### SHORT EXERCISE
Give the count of lines that include the string "this". Add nothing to it.

### RECORDS
↓

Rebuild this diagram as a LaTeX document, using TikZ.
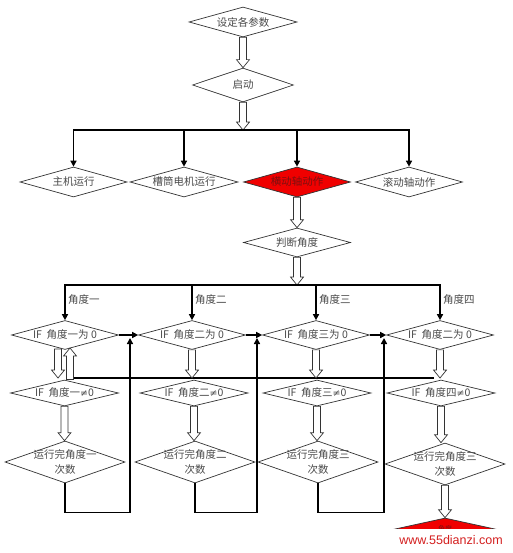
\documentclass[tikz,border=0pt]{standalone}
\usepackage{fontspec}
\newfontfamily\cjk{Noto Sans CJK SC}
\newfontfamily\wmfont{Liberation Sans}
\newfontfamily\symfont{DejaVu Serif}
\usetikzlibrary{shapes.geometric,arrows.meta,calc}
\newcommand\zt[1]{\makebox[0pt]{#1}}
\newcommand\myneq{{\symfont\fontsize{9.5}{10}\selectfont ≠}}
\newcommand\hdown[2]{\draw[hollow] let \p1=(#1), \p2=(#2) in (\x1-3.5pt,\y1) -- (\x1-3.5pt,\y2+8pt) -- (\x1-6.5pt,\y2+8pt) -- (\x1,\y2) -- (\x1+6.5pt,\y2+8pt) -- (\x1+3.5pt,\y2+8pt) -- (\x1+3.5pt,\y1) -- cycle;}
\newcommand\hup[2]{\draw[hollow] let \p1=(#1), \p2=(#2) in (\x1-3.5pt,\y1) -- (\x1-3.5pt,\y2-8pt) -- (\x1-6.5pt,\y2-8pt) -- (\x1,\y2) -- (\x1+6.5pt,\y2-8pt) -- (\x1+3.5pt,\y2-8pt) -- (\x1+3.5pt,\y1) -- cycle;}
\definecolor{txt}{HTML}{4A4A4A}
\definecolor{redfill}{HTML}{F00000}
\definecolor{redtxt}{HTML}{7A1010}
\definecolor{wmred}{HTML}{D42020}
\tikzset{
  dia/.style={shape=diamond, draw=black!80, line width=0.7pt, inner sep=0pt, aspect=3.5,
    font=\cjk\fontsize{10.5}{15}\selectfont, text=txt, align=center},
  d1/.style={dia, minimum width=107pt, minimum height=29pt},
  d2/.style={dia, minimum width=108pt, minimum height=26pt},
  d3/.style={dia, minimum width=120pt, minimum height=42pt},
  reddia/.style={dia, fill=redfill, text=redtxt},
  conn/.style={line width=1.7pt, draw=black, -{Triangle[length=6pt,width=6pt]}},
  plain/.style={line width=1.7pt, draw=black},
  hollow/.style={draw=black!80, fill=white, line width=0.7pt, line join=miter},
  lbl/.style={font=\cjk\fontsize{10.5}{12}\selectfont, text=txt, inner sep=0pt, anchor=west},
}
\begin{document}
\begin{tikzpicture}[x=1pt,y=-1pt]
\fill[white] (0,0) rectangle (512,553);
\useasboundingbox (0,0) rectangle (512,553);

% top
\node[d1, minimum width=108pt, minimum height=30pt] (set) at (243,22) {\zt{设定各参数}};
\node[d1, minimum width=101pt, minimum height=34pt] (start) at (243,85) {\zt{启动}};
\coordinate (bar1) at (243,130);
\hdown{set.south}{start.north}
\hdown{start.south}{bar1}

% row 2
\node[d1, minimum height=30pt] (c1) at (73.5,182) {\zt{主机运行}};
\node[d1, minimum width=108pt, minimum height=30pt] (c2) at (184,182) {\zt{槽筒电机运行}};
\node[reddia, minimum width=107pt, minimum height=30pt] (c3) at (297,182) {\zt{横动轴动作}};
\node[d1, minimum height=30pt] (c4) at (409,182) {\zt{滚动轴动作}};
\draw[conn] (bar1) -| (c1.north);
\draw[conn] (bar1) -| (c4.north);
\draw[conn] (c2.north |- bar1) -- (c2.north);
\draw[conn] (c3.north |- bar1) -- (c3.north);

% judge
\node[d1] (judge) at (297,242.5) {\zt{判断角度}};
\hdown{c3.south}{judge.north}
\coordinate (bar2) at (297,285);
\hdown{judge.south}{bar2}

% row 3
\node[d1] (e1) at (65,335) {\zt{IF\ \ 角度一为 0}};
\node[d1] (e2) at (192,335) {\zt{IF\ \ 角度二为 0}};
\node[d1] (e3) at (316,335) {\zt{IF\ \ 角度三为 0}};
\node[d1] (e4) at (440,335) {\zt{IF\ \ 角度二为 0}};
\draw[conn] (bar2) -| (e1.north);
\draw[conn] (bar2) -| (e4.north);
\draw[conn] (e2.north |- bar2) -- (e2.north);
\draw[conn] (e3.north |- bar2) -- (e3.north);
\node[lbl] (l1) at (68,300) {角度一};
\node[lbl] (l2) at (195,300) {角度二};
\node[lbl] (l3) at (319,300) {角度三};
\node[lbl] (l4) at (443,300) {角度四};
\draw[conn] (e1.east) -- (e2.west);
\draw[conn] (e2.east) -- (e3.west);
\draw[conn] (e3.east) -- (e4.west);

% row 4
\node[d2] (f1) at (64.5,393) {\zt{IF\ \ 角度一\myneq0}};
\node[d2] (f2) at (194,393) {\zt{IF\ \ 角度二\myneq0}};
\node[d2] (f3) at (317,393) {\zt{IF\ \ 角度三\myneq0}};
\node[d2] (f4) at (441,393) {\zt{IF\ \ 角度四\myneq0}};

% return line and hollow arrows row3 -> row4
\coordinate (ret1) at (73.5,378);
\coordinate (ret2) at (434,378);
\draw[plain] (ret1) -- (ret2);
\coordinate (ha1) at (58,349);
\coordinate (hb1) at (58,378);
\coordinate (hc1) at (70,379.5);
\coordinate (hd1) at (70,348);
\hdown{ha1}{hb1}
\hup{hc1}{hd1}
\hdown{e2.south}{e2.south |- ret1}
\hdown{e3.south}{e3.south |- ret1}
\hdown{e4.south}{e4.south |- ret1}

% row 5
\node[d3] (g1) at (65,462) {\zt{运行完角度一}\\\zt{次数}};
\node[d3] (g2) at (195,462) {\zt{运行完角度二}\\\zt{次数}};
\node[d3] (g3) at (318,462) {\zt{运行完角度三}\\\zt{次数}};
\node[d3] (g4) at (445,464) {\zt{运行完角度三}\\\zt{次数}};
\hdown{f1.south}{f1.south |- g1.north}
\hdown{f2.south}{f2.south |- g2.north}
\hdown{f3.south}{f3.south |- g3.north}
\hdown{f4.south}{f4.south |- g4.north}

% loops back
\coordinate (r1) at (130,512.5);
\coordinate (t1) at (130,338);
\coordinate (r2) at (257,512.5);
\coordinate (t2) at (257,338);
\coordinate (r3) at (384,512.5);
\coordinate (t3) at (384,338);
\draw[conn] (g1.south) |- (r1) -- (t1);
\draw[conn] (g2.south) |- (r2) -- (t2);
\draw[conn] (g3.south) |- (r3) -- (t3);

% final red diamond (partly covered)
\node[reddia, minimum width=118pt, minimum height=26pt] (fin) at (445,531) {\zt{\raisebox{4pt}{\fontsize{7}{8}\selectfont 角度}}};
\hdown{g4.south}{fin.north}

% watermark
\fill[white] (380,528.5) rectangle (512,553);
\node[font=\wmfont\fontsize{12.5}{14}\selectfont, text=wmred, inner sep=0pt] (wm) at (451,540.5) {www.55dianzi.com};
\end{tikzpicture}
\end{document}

↑
↓

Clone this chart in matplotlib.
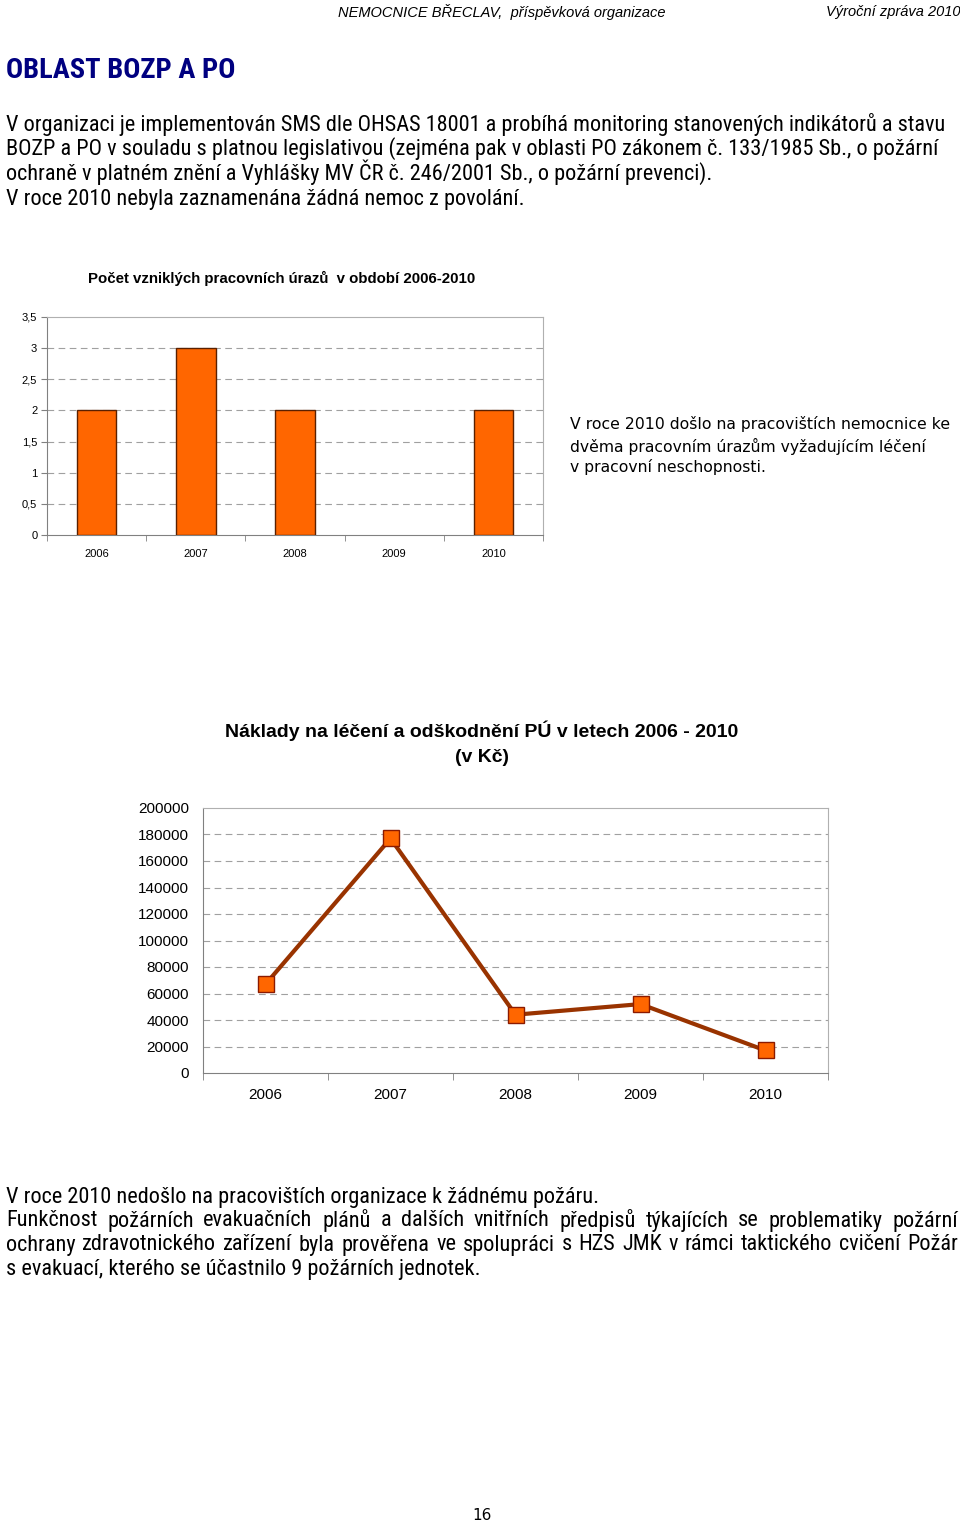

↑

### THE ANSWER
2